Rios‑García: base models drive variance
- Martiño Ríos‑García and coauthors reported on April 20 that across more than 25,000 runs, base model choice dominated scientific-agent performance far more than scaffolding did. - In eight domains, the paper says base models explained 41.4% of variance versus 1.5% for scaffolds, while agents ignored evidence in 68% of traces. - The result cuts against prompt-wrapper optimism around “AI scientists” and shifts attention toward model capability itself. (arxiv.org)
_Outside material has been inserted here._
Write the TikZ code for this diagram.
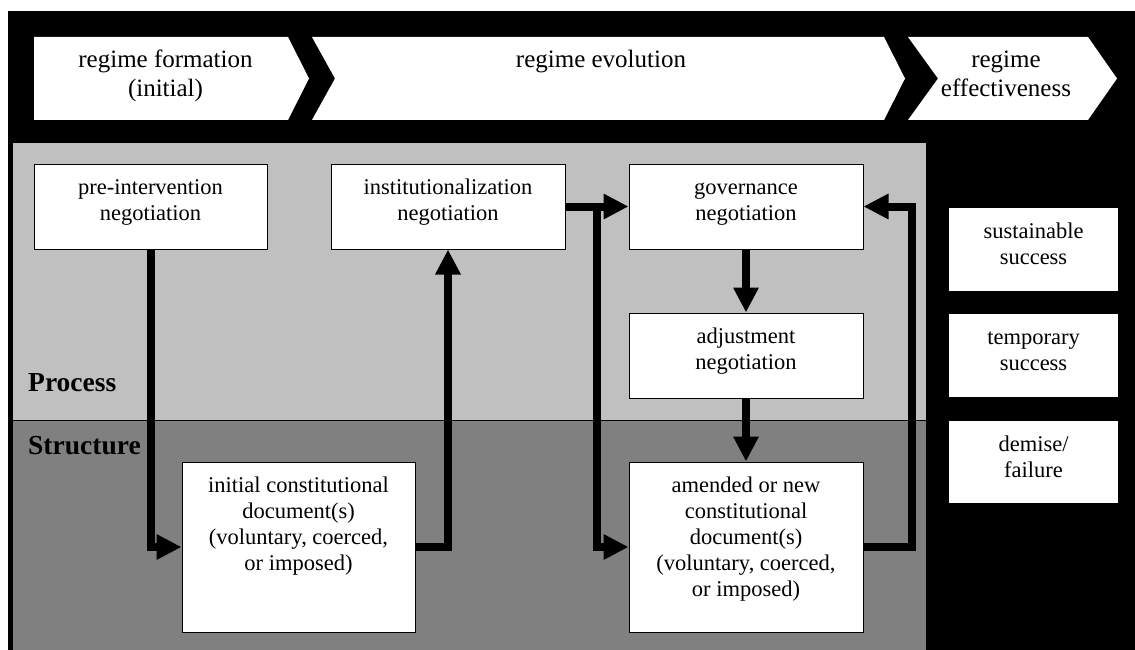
\documentclass[tikz,border=0pt]{standalone}
\usepackage{fontspec}
\setmainfont{Liberation Serif}
\usetikzlibrary{arrows.meta}
\definecolor{lgrey}{RGB}{192,192,192}
\definecolor{dgrey}{RGB}{128,128,128}
\newcommand\bxtext[3]{\parbox[c][#2][t]{#1}{\centering\rule{0pt}{30pt}#3}}
\newcommand\hdtext[2]{\parbox[t]{#1}{\centering #2}}
\begin{document}
\begin{tikzpicture}[x=1pt,y=-1pt,
  box/.style={draw=black, line width=1pt, fill=white, inner sep=0pt, font=\fontsize{22.5}{26}\selectfont},
  rbox/.style={fill=white, inner sep=0pt, font=\fontsize{22.5}{26}\selectfont},
  hdr/.style={anchor=base, inner sep=0pt, font=\fontsize{25}{29}\selectfont},
  arr/.style={line width=8pt, -{Triangle[length=25pt,width=24pt]}},
  lbl/.style={anchor=base west, inner sep=0pt, font=\fontsize{27.5}{30}\selectfont\bfseries}]

\useasboundingbox (0,0) rectangle (1135,650);
\fill[white] (0,0) rectangle (1135,650);
\fill[black] (8,11) rectangle (1135,650);
\fill[lgrey] (13,143) rectangle (926,420);
\fill[dgrey] (13,420) rectangle (926,650);
\draw[line width=1pt] (13,420) -- (926,420);

% chevrons
\fill[white] (34,37) -- (288,37) -- (309,78.5) -- (288,120) -- (34,120) -- cycle;
\fill[white] (312,37) -- (884,37) -- (905,78.5) -- (884,120) -- (312,120) -- (335,78.5) -- cycle;
\fill[white] (908,37) -- (1088,37) -- (1117,78.5) -- (1088,120) -- (908,120) -- (938,78.5) -- cycle;

\node[hdr] (h1) at (165.5,68) {\hdtext{240pt}{regime formation\\(initial)}};
\node[hdr] (h2) at (601,68) {regime evolution};
\node[hdr] (h3) at (1006,68) {\hdtext{180pt}{regime\\effectiveness}};

\node[lbl] (proc) at (28,391) {Process};
\node[lbl] (struc) at (28,454) {Structure};

% boxes
\node[box] (pre) at (150.5,206.5) {\bxtext{233pt}{85pt}{pre-intervention\\negotiation}};
\node[box] (inst) at (448,206.5) {\bxtext{234pt}{85pt}{institutionalization\\negotiation}};
\node[box] (gov) at (746,206.5) {\bxtext{234pt}{85pt}{governance\\negotiation}};
\node[box] (adj) at (746,355.5) {\bxtext{234pt}{85pt}{adjustment\\negotiation}};
\node[box] (amend) at (746,547) {\bxtext{234pt}{170pt}{amended or new\\constitutional\\document(s)\\(voluntary, coerced,\\or imposed)}};
\node[box] (init) at (298.5,547) {\bxtext{233pt}{170pt}{initial constitutional\\document(s)\\(voluntary, coerced,\\or imposed)}};

\node[rbox] (sus) at (1033.5,249.5) {\bxtext{169pt}{83pt}{sustainable\\success}};
\node[rbox] (temp) at (1033.5,355.5) {\bxtext{169pt}{83pt}{temporary\\success}};
\node[rbox] (dem) at (1033.5,462) {\bxtext{169pt}{82pt}{demise/\\failure}};

% connectors
\draw[arr] (pre.south) |- (init.west);
\draw[arr] (init.east) -| (inst.south);
\draw[arr] (inst.east) -- (gov.west);
\path (inst.east) -- (gov.west) coordinate[pos=0.5] (br);
\draw[arr] (br) |- (amend.west);
\draw[arr] (gov.south) -- (adj.north);
\draw[arr] (adj.south) -- (amend.north);
\draw[arr] (amend.east) -- ++(48,0) |- (gov.east);
\end{tikzpicture}
\end{document}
Large language model agents can run scientific workflows, but a new paper says the base model underneath them still does most of the work. (arxiv.org) Martiño Ríos‑García and seven coauthors posted the paper, “AI scientists produce results without reasoning scientifically,” to arXiv on April 20, 2026. It evaluates scientific agents across eight domains and more than 25,000 agent runs. (arxiv.org) The authors split the problem in two: how often agents get the task right, and how they reason while doing it. They then decomposed performance into the contribution from the base model and the contribution from the scaffold, the wrapper that handles prompts, tools, and workflow steps. (arxiv.org) Their headline number is stark: base model choice accounted for 41.4% of explained variance, while the scaffold accounted for 1.5%. In the paper’s framing, swapping the underlying model changed outcomes much more than changing the orchestration around it. (arxiv.org) The behavioral results are similarly blunt. Across configurations, agents ignored evidence in 68% of traces, showed refutation-driven belief revision in 26%, and rarely assembled converging evidence from multiple tests. (arxiv.org) Scientific reasoning here means more than producing a plausible answer. The paper argues that a system should update beliefs when data contradicts a hypothesis and should combine multiple pieces of evidence instead of skating past them. (arxiv.org) The authors say those failures appeared in both kinds of tasks they studied: straightforward workflow execution and open-ended hypothesis-driven inquiry. They also say the pattern persisted even when agents were given near-complete successful reasoning trajectories as context. (arxiv.org) That leaves a narrower role for scaffold engineering than many agent builders advertise. The paper concludes that outcome-based benchmarks can miss process failures, and that scaffold tweaks alone cannot repair weak reasoning if the underlying model has not learned it. (arxiv.org) The closing claim is practical as much as philosophical: until reasoning itself becomes a training target, the paper says, scientific knowledge produced by these agents cannot be justified by the process that generated it. (arxiv.org)